▶ JOB: Reproduce each line of the material exactly, minus any picture.

▶ MATERIAL:

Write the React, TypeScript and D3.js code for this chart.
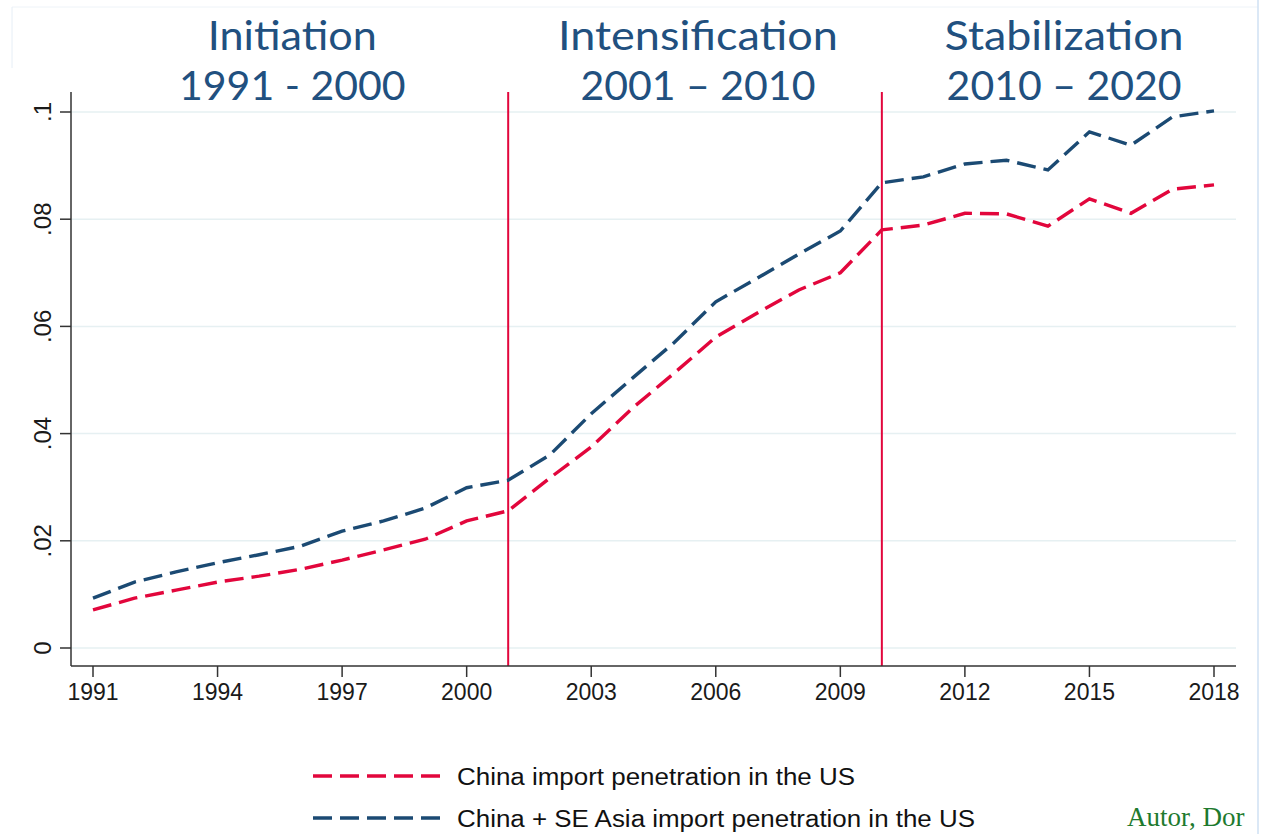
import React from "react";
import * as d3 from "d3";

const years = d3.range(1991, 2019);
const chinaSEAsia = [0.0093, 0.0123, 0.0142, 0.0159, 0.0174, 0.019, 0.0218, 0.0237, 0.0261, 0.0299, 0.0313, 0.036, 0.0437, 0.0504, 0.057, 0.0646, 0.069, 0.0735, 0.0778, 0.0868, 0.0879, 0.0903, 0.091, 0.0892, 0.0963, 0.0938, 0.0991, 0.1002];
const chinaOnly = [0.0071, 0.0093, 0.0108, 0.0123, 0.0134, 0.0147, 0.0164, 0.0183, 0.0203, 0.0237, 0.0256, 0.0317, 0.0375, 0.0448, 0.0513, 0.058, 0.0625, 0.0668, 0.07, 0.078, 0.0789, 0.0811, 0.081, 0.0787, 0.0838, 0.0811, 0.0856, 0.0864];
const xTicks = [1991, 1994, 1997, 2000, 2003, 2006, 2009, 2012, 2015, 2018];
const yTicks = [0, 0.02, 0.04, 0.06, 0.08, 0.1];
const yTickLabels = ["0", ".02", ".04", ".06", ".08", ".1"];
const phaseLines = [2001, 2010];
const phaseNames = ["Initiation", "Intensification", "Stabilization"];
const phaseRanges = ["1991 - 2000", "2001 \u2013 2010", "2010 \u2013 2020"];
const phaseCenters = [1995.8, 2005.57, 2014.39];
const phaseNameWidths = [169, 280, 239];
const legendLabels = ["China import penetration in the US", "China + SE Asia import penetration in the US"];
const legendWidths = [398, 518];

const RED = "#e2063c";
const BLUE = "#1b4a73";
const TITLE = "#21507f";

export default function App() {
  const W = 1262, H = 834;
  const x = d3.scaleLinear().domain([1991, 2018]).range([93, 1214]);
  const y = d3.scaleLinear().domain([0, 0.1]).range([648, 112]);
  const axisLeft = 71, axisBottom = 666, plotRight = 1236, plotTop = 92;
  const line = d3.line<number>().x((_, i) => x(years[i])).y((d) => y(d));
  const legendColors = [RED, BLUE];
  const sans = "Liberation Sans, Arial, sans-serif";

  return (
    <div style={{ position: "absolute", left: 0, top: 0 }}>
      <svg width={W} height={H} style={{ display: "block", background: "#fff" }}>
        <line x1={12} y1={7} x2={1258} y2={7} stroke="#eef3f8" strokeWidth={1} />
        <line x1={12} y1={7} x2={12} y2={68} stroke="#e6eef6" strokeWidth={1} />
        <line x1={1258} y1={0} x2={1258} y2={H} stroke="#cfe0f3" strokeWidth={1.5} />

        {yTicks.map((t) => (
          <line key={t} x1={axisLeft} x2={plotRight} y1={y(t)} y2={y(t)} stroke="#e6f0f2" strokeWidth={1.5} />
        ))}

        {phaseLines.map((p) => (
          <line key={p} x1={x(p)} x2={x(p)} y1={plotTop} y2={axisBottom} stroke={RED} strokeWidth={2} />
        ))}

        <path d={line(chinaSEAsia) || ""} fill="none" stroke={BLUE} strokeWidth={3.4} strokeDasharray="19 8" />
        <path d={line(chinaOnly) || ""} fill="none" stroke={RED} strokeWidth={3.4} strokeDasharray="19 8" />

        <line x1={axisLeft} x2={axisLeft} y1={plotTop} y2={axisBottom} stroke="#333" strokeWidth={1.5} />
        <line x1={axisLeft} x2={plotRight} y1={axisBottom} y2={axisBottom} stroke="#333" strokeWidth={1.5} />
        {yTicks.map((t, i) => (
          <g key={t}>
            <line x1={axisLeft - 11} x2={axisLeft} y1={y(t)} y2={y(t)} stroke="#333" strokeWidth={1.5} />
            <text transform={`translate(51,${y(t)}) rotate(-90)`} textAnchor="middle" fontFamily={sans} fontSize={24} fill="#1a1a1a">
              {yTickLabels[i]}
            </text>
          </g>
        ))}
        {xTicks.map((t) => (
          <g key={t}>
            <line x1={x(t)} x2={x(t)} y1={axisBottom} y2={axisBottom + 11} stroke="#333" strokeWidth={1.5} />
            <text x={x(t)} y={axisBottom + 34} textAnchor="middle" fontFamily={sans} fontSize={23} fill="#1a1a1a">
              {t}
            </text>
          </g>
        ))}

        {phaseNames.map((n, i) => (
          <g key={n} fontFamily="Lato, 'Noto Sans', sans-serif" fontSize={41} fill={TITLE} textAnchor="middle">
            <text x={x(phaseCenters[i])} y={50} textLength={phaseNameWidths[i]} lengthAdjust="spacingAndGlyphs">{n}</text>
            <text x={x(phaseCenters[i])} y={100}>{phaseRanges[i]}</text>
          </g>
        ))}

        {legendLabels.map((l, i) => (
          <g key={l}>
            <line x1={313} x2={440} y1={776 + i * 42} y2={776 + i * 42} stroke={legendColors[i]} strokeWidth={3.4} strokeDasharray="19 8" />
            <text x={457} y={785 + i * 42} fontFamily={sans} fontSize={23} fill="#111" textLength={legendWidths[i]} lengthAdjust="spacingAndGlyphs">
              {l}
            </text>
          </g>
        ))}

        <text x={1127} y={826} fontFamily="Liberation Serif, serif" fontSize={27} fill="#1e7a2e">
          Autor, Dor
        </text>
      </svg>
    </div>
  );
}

▶ TASK SOLUTION:
Write the React, TypeScript and D3.js code for this chart.
import React from "react";
import * as d3 from "d3";

const years = d3.range(1991, 2019);
const chinaSEAsia = [0.0093, 0.0123, 0.0142, 0.0159, 0.0174, 0.019, 0.0218, 0.0237, 0.0261, 0.0299, 0.0313, 0.036, 0.0437, 0.0504, 0.057, 0.0646, 0.069, 0.0735, 0.0778, 0.0868, 0.0879, 0.0903, 0.091, 0.0892, 0.0963, 0.0938, 0.0991, 0.1002];
const chinaOnly = [0.0071, 0.0093, 0.0108, 0.0123, 0.0134, 0.0147, 0.0164, 0.0183, 0.0203, 0.0237, 0.0256, 0.0317, 0.0375, 0.0448, 0.0513, 0.058, 0.0625, 0.0668, 0.07, 0.078, 0.0789, 0.0811, 0.081, 0.0787, 0.0838, 0.0811, 0.0856, 0.0864];
const xTicks = [1991, 1994, 1997, 2000, 2003, 2006, 2009, 2012, 2015, 2018];
const yTicks = [0, 0.02, 0.04, 0.06, 0.08, 0.1];
const yTickLabels = ["0", ".02", ".04", ".06", ".08", ".1"];
const phaseLines = [2001, 2010];
const phaseNames = ["Initiation", "Intensification", "Stabilization"];
const phaseRanges = ["1991 - 2000", "2001 \u2013 2010", "2010 \u2013 2020"];
const phaseCenters = [1995.8, 2005.57, 2014.39];
const phaseNameWidths = [169, 280, 239];
const legendLabels = ["China import penetration in the US", "China + SE Asia import penetration in the US"];
const legendWidths = [398, 518];

const RED = "#e2063c";
const BLUE = "#1b4a73";
const TITLE = "#21507f";

export default function App() {
  const W = 1262, H = 834;
  const x = d3.scaleLinear().domain([1991, 2018]).range([93, 1214]);
  const y = d3.scaleLinear().domain([0, 0.1]).range([648, 112]);
  const axisLeft = 71, axisBottom = 666, plotRight = 1236, plotTop = 92;
  const line = d3.line<number>().x((_, i) => x(years[i])).y((d) => y(d));
  const legendColors = [RED, BLUE];
  const sans = "Liberation Sans, Arial, sans-serif";

  return (
    <div style={{ position: "absolute", left: 0, top: 0 }}>
      <svg width={W} height={H} style={{ display: "block", background: "#fff" }}>
        <line x1={12} y1={7} x2={1258} y2={7} stroke="#eef3f8" strokeWidth={1} />
        <line x1={12} y1={7} x2={12} y2={68} stroke="#e6eef6" strokeWidth={1} />
        <line x1={1258} y1={0} x2={1258} y2={H} stroke="#cfe0f3" strokeWidth={1.5} />

        {yTicks.map((t) => (
          <line key={t} x1={axisLeft} x2={plotRight} y1={y(t)} y2={y(t)} stroke="#e6f0f2" strokeWidth={1.5} />
        ))}

        {phaseLines.map((p) => (
          <line key={p} x1={x(p)} x2={x(p)} y1={plotTop} y2={axisBottom} stroke={RED} strokeWidth={2} />
        ))}

        <path d={line(chinaSEAsia) || ""} fill="none" stroke={BLUE} strokeWidth={3.4} strokeDasharray="19 8" />
        <path d={line(chinaOnly) || ""} fill="none" stroke={RED} strokeWidth={3.4} strokeDasharray="19 8" />

        <line x1={axisLeft} x2={axisLeft} y1={plotTop} y2={axisBottom} stroke="#333" strokeWidth={1.5} />
        <line x1={axisLeft} x2={plotRight} y1={axisBottom} y2={axisBottom} stroke="#333" strokeWidth={1.5} />
        {yTicks.map((t, i) => (
          <g key={t}>
            <line x1={axisLeft - 11} x2={axisLeft} y1={y(t)} y2={y(t)} stroke="#333" strokeWidth={1.5} />
            <text transform={`translate(51,${y(t)}) rotate(-90)`} textAnchor="middle" fontFamily={sans} fontSize={24} fill="#1a1a1a">
              {yTickLabels[i]}
            </text>
          </g>
        ))}
        {xTicks.map((t) => (
          <g key={t}>
            <line x1={x(t)} x2={x(t)} y1={axisBottom} y2={axisBottom + 11} stroke="#333" strokeWidth={1.5} />
            <text x={x(t)} y={axisBottom + 34} textAnchor="middle" fontFamily={sans} fontSize={23} fill="#1a1a1a">
              {t}
            </text>
          </g>
        ))}

        {phaseNames.map((n, i) => (
          <g key={n} fontFamily="Lato, 'Noto Sans', sans-serif" fontSize={41} fill={TITLE} textAnchor="middle">
            <text x={x(phaseCenters[i])} y={50} textLength={phaseNameWidths[i]} lengthAdjust="spacingAndGlyphs">{n}</text>
            <text x={x(phaseCenters[i])} y={100}>{phaseRanges[i]}</text>
          </g>
        ))}

        {legendLabels.map((l, i) => (
          <g key={l}>
            <line x1={313} x2={440} y1={776 + i * 42} y2={776 + i * 42} stroke={legendColors[i]} strokeWidth={3.4} strokeDasharray="19 8" />
            <text x={457} y={785 + i * 42} fontFamily={sans} fontSize={23} fill="#111" textLength={legendWidths[i]} lengthAdjust="spacingAndGlyphs">
              {l}
            </text>
          </g>
        ))}

        <text x={1127} y={826} fontFamily="Liberation Serif, serif" fontSize={27} fill="#1e7a2e">
          Autor, Dor
        </text>
      </svg>
    </div>
  );
}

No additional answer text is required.